Estavam todos juntos na Paulista a fim de reivindicarem não só melhores condições do transporte público, mas também tarifas excessivas. O delegado-pau-mandado-do-governo, quem, aliás, também é a favor de melhorias no salário é instruído à ironia de seu ofício e acata a seguinte ordem à sua tropa: “Vão lá , e se for preciso, façam uso da arma de borracha, gás lacrimogênio e bombas de efeito moral.” alguns soldados, ao prever a hecatombe que pode se formar nas ruas, se adianta: “Mas Senhor, pra que vamos usar armas, se aquelas pessoas estão no direito de reivindicação?” Um outro ainda comenta: “Nós, policiais, também precisamos de ônibus para trabalhar e é incoerente tal repulsa”. Em todo lugar existem pessoas pobre de espírito: “Que nada, vamos lá meter bala e quebrar tudo. Esses caras merecem!” – sentencia outro policial.
Você faz parte do grupo dos honestos, porém, veste a farda e sai à campo. Ao chegar no local, a revolução está a tomar corpo, mas nenhuma das pessoas nas ruas faz baderna ou bagunça. É gente instruída, formadoras de opinião que sabem que vandalismo é queimar dinheiro, já que o orelhão e poste de luz foi comprado com os impostos que todos pagam, a exemplo. Então, pra que destruir? Não! Invés disso eles clamavam em bom som: “Sem violência… sem violência…”. E você – parte do corpo da polícia – estava com um escudo gigante à sua frente, junto com os outros colegas de trabalho atrás da ‘linha vermelha’, a fim de evitar qualquer pedra nos olhos!

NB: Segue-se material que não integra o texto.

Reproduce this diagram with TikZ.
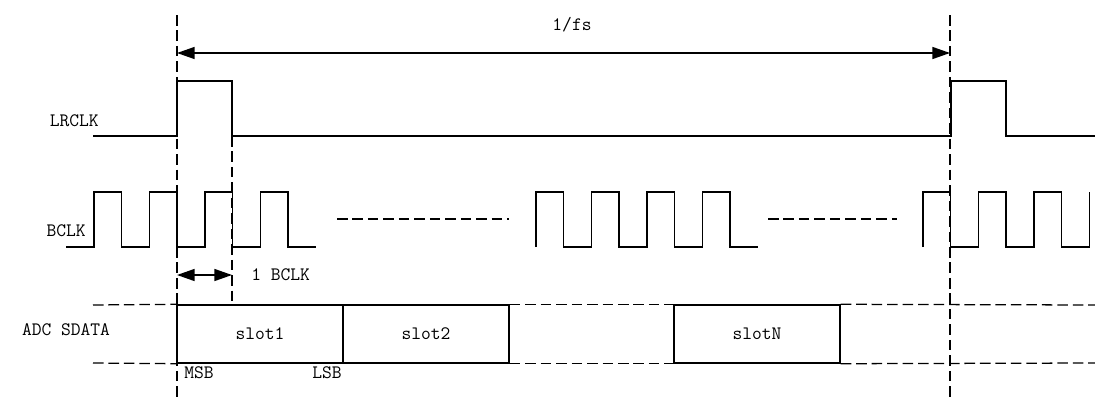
\documentclass[tikz,border=0pt]{standalone}
\usetikzlibrary{arrows.meta}

\tikzset{%
    wave/.style = {line width = 1pt, line join = miter},
    guide/.style = {line width = 0.9pt, dash pattern = on 7.5pt off 3.5pt},
    slotbox/.style = {%
        draw,
        line width = 1pt,
        minimum width = 4.15cm,
        minimum height = 1.45cm,
        inner sep = 0pt,
        font = \fontsize{13.5}{15}\selectfont\ttfamily
    },
    lbl/.style = {inner sep = 0pt, font = \fontsize{13.5}{15}\selectfont\ttfamily}
}

\begin{document}
\begin{tikzpicture}[%
        x = 0.025cm,
        y = -0.025cm,
        > = {Triangle[length = 12.5pt, width = 8.5pt]},
        line cap = butt
    ]

        \useasboundingbox (0, 0) rectangle (1095, 401);

        % Coordinates for the frame sync edges and the bit clock edge.
        \coordinate (F0) at (177, 15);
        \coordinate (F1) at (950, 15);
        \coordinate (F0b) at (177, 398);
        \coordinate (F1b) at (950, 398);
        \coordinate (B1) at (232, 136);
        \coordinate (B1b) at (232, 305);

        % Dashed guide lines at the frame edges and one bit clock later.
        \draw[guide] (F0) -- (F0b);
        \draw[guide] (F1) -- (F1b);
        \draw[guide] (B1) -- (B1b);

        % Frame period arrow.
        \coordinate (fsL) at (177, 53);
        \coordinate (fsR) at (950, 53);
        \draw[<->, line width = 1pt] (fsL) -- (fsR);
        \node[lbl] (fs) at (572, 25) {1/fs};

        % LRCLK waveform.
        \node[lbl, anchor = east] (lrclk) at (99, 121) {LRCLK};
        \draw[wave] (93, 136) -- (177, 136) -- (177, 81) -- (232, 81) -- (232, 136)
            -- (951, 136) -- (951, 81) -- (1006, 81) -- (1006, 136) -- (1095, 136);

        % BCLK waveform, three groups of pulses.
        \node[lbl, anchor = east] (bclk) at (86, 231) {BCLK};
        \draw[wave] (66, 247) -- (94, 247)
            foreach \i in {1,...,4} { -- ++(0, -55) -- ++(27.7, 0) -- ++(0, 55) -- ++(27.7, 0) };
        \draw[wave] (536, 247)
            foreach \i in {1,...,4} { -- ++(0, -55) -- ++(27.7, 0) -- ++(0, 55) -- ++(27.7, 0) };
        \draw[wave] (923, 247)
            foreach \i in {1,...,3} { -- ++(0, -55) -- ++(27.7, 0) -- ++(0, 55) -- ++(27.7, 0) }
            -- ++(0, -55);

        % Dashes for the pulses left out.
        \coordinate (g1a) at (337, 219);
        \coordinate (g1b) at (509, 219);
        \coordinate (g2a) at (768, 219);
        \coordinate (g2b) at (897, 219);
        \draw[guide] (g1a) -- (g1b);
        \draw[guide] (g2a) -- (g2b);

        % One bit clock arrow.
        \coordinate (bcL) at (177, 275);
        \coordinate (bcR) at (232, 275);
        \draw[<->, line width = 1pt] (bcL) -- (bcR);
        \node[lbl, anchor = west] (onebclk) at (251, 275) {1 BCLK};

        % ADC SDATA slots.
        \node[lbl] (sdata) at (66, 330) {ADC SDATA};
        \node[slotbox] (slot1) at (260, 334) {slot1};
        \node[slotbox] (slot2) at (426, 334) {slot2};
        \node[slotbox] (slotN) at (757, 334) {slotN};

        % Dashed bus edges between the slots.
        \coordinate (busTL) at (93, 305);
        \coordinate (busBL) at (93, 363);
        \coordinate (busTR) at (1095, 305);
        \coordinate (busBR) at (1095, 363);
        \draw[guide] (busTL) -- (slot1.north west);
        \draw[guide] (busBL) -- (slot1.south west);
        \draw[guide] (slot2.north east) -- (slotN.north west);
        \draw[guide] (slot2.south east) -- (slotN.south west);
        \draw[guide] (slotN.north east) -- (busTR);
        \draw[guide] (slotN.south east) -- (busBR);

        % Bit order labels.
        \node[lbl, anchor = west] (msb) at (184, 373) {MSB};
        \node[lbl] (lsb) at (327, 373) {LSB};
    \end{tikzpicture}
\end{document}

Mas isso não aconteceria, pois o povo nas ruas não queria violência. Em meio à revolução ouve-se um tiro. De borracha! Da polícia! Sem violência? O que é isso, que país é este? Desrespeito. Regresso. Desordem. É o Brasil.
País onde cidadãos tentam reestabelecer a ordem e arrumar o caos, porém, autoridades não permitem e vão na contra-mão do exemplo que deveriam demonstrar. Aí, você chega para o seu delegado e diz: “ Senhor, as pessoas estavam a gritar sem violência, sem violência, e ainda assim você deu ordem para atirar” – “Isso chama-se repulsão, meu caro, precisávamos repelir aquelas pessoas e tirar a baderna das ruas” – “Mas eles não estavam badernando, não quebraram nada. Apenas queriam paz” – “E você acha o quê? Que a gente iria afugentá-los praticando a paz? Às vezes é preciso uma aplicação de força moral no povo pra mostrar quem manda!” – “Senhor, desculpe-me, mas estou na corporação para servir de bom grado à população, manter a ordem, proteger o cidadão e até me arriscar pelo país, se for preciso”.
Dito isso você tira seu distintivo, se desfaz de sua arma, sobrepõe à mesa do delegado e finaliza “Uma pessoa de caráter é uma pessoa honesta. Não sirvo pra vocês”.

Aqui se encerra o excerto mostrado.